The Cinder Buggy
Garet Garrett
Paperback
(Independently published, May 19, 2019)
WHEN the reviewers must review a popular book about oil, or the history of the automobile, or the development of water power, they have a way of saying that they found it more interesting than fiction. There is a new novel called The Cinder Buggy, by Mr. Garet Garrett, which gives particular point to this way of saying. The Cinder Buggy is an epic of steel, to borrow another convention of the reviewers; together with a disclosure of various fictional human minds there runs the true story of the development of steel in this country, and it is the latter is the absorbing, exciting part of Mr.
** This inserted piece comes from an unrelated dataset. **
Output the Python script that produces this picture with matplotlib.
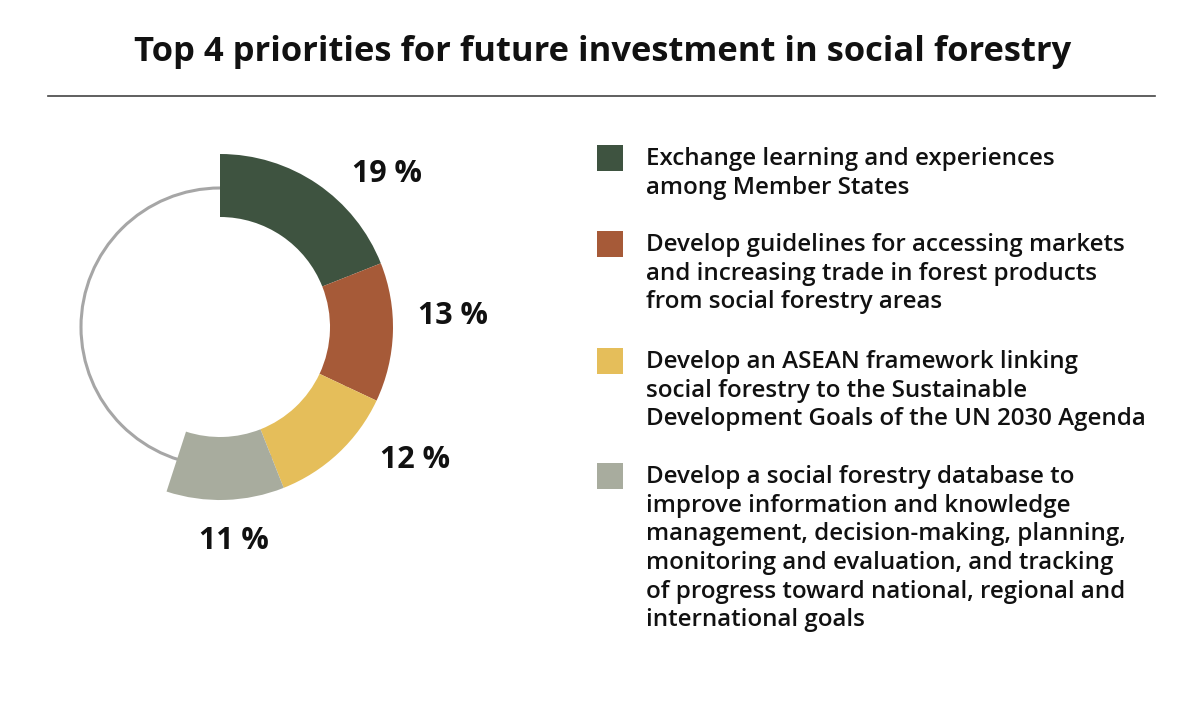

Garrett’s book; indeed, it is perhaps not too enthusiastic to say that there is not anywhere else in literature an account of the Pittsburg Era so compelling, so dramatic as is here. Reading, we had the feeling that the author held an immense grip on the history of steel, knew it as he knows the inside of his pocket; the steel sections of this novel were so good that they quite overwhelmed the story sections; we found ourselves bending back the pages which continued the plot to see how far it was until there would be more description of ore or pig iron or wrought iron or steel, just as in the opposite way in other novels we have sometimes turned the long pages describing “scenery” to see when the story would begin again. And as we finished The Cinder Buggy we asked ourselves whether it was not inevitable that any book, no matter by however able a writer, which aimed to reveal human minds and emotions and to tell the story of a thing at the same time, as this novel does, would end by doing the latter and not the former. In a novel, as in life itself, “the thing runs wild, and doth the “man unking.” In the novel, Le Maitre de Forges, Georges Ohnet set forth characters which, like Mr. Garrett’s characters, cannot bend or be bent, and so must break or be broken. But Ohnet decided to make his principal character into an iron-master after he had conceived him as a man. It is our guess that Mr. Garet Garrett conceived his men and women as part of the history of steel first and made them flesh and blood.